Here are some that aren't asked in such good faith:
  • Reuters/Ipsos: (Question 3.6): "The President should have the authority to close news outlets engaged in bad behavior." 43% of Republicans agreed, and 36% disagreed, a net of 7%.  12% of Democrats agreed, and 74% disagreed.
  • Reuters/Ipsos (Question 1.1) "Do you have a favorable or unfavorable opinion of the following? - New York Times" Here, a "Yes" (republican-like response) are any of the unfavorable responses, totally 35%, while a "No" is any of the favorable responses, totally 56%.  You can see how this (and the others) play out in the chart below.
  • Reuters/Ipsos (Question 5.5): "The News Media is the Enemy of the People."
  • Fox News (Question 30): "Do you approve or disapprove of [the Mueller investigation]?" (They give a much wordier description that almost borders on push-polling).
Remember, points toward the left mean that the opinion is unpopular.

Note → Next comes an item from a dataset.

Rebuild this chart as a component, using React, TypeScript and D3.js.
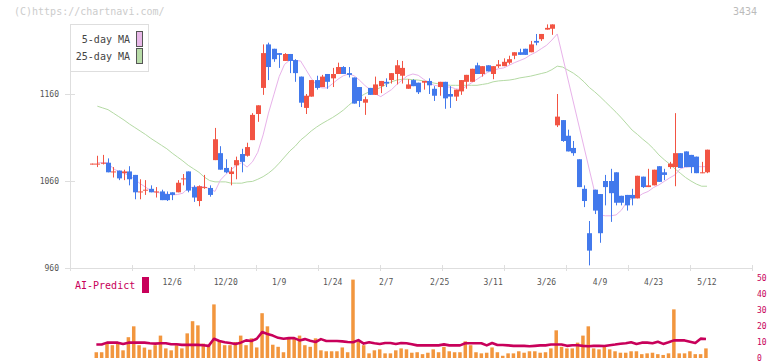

We could keep adding more, but you get the point. When the headline reads that 40% of Republicans believe that Democrats should be denied the right to vote, take a breath and think about what it means, besides their awfulness.  For one, 40% of Republicans only represent about ~20% of the population.  But more significantly, it seems that for certain outrageous claims, even they don't believe it.

It's unsurprising that there's an asymmetry as to what people think which is largely governed by ideology.  However, note where those points lie – alone the lower left part of the box.  That's that part where even significant fractions of Republicans know that the Republican position is wrong, but some fraction assert it anyway.

But for now, I simply want you to keep in mind that shock polls that are intended to be shocking really only tell us one thing: there are large swathes of the population who view secondary questions on polls as nothing more than a loyalty test.